Thanks for this and for the link to the old thread. 

I'm planning to keep this little guy as a non breeding group, on his lonesome (I say "his" but I call all my frogs males for no real reason), and see how great of a life I can give him.


----------



## Kmc (Jul 26, 2019)

Recieved an imitator with a malformation - found in a give away tank - thick with deadish plants and a couple inches of muddy water! Little survivor. Teeny tiny super hero.

The deformity sure doesnt get in the way of how careful I have to be opening the doors.


----------



## Paskui (May 23, 2020)

I think is not SLS


Enviado desde mi iPhone utilizando Tapatalk


----------



## fishingguy12345 (Apr 7, 2019)

Kmc said:


> Recieved an imitator with a malformation - found in a give away tank - thick with deadish plants and a couple inches of muddy water! Little survivor. Teeny tiny super hero.
> 
> 
> 
> The deformity sure doesnt get in the way of how careful I have to be opening the doors.


Ya, my malformed little guy moves around more than his sibling who emerged from the water on the same day. I'm hopeful he'll have a long happy life.


----------



## Kmc (Jul 26, 2019)

Its nice to catch a little guy in a cup of compassion.


----------



## fishingguy12345 (Apr 7, 2019)

Update: the froglet seems to be doing ok. He/she is in their new tank, a 12x12x18" exo terra. The froglet moves around fairly well, actively hunting springtails and fruit flies. 

Looks like he's/she's going to make it.


----------



## Socratic Monologue (Apr 7, 2018)

That's good to hear. 

I saw a happy-looking, fast-running three-legged cat a few days ago, and immediately thought of your frog. Animals are pretty resilient.


----------



## Woodswalker (Dec 26, 2014)

That's really good to hear! I hope he/she continues to thrive.


----------



## fishingguy12345 (Apr 7, 2019)

Update: the froglet didn't make it. 

I hadn't seen it in a few days (not unusual since it hides a lot), I went through its tank today and the froglet was on its death bed, I tried an ICU with damp paper towels, but no success, it was too far gone. :-( poor little thing.


----------



## Socratic Monologue (Apr 7, 2018)

I'm sorry, fishingguy. You did everything possible, it seems. Thanks for updating.


----------



## Woodswalker (Dec 26, 2014)

Thank you for updating us. I'm sorry you lost your little guy.


----------



## Broseph (Dec 5, 2011)

Didn't feel right to "like" that post, and we lost the "thank you for the useful post" button. But thanks for updating us on this. 

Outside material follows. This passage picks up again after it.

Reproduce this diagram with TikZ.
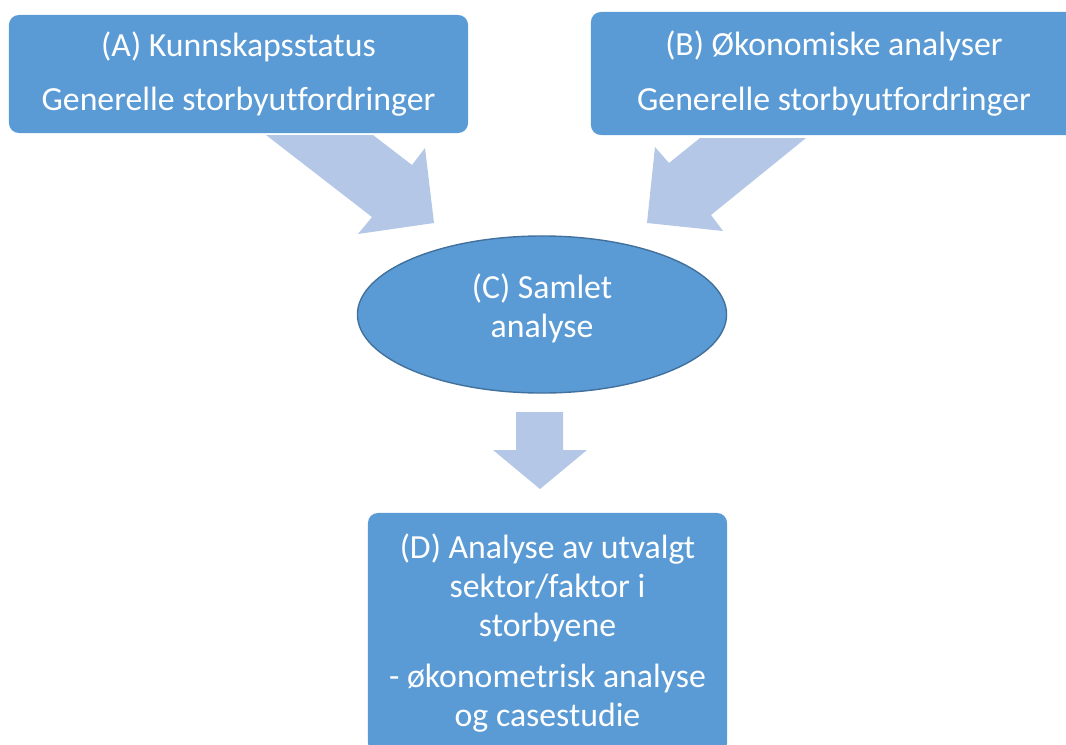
\documentclass[tikz,border=0pt]{standalone}
\usepackage{fontspec}
\setmainfont[Ligatures=NoCommon]{Carlito}
\usetikzlibrary{shapes.geometric}
\definecolor{boxblue}{HTML}{5B9BD5}
\definecolor{rimblue}{HTML}{41719C}
\definecolor{arrowblue}{HTML}{B4C7E7}
\tikzset{
  stepbox/.style={fill=boxblue, rounded corners=0.25cm, text=white, align=center,
    font=\fontsize{24}{27.6}\selectfont, inner sep=0pt},
  blockarrow/.style={fill=arrowblue, draw=none}
}

\begin{document}
\begin{tikzpicture}[x=0.025cm,y=-0.025cm]
    \useasboundingbox (0,0) rectangle (1066,744);
    \clip (0,0) rectangle (1066,744);
    % boxes
    \node[stepbox, minimum width=11.475cm, minimum height=2.95cm] (kunnskap) at (238.5,74)
      {(A) Kunnskapsstatus\\[11pt]Generelle storbyutfordringer};
    \node[stepbox, minimum width=12.15cm, minimum height=3.075cm] (okonomi) at (834,73.5)
      {(B) Økonomiske analyser\\[11pt]Generelle storbyutfordringer};
    \node[ellipse, fill=boxblue, draw=rimblue, line width=1pt, minimum width=9.225cm,
      minimum height=3.925cm, inner sep=0pt,
      label={[text=white, align=center, font=\fontsize{24}{27.6}\selectfont,
        inner sep=0pt, yshift=4.5pt]center:{(C) Samlet\\analyse}}] (samlet) at (542,314.5) {};
    \node[stepbox, minimum width=8.975cm, minimum height=6cm] (utvalgt) at (547.5,633)
      {(D) Analyse av utvalgt\\sektor/faktor i\\storbyene\\[8.6pt]- økonometrisk analyse\\og casestudie};
    % arrows
    \fill[blockarrow] (266,135) -- (373,135) -- (412,165) -- (425,148) -- (434,223)
      -- (358,234) -- (372,217) -- cycle;
    \fill[blockarrow] (806,138) -- (700,138) -- (669,163) -- (655,147) -- (647,223)
      -- (723,231) -- (711,215) -- cycle;
    \fill[blockarrow] (516,412) -- (563,412) -- (563,450) -- (587,450) -- (540,489)
      -- (493,450) -- (516,450) -- cycle;
\end{tikzpicture}
\end{document}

Moving forward, do you think you would advise culling a specimen like this? I've never had to take action to cull a frog before and it would be a tough call to make.


----------



## fishingguy12345 (Apr 7, 2019)

Personal opinion: where there's a reasonable chance the frog can survive, then let it try to survive, do your best to help out along, see what happens.


----------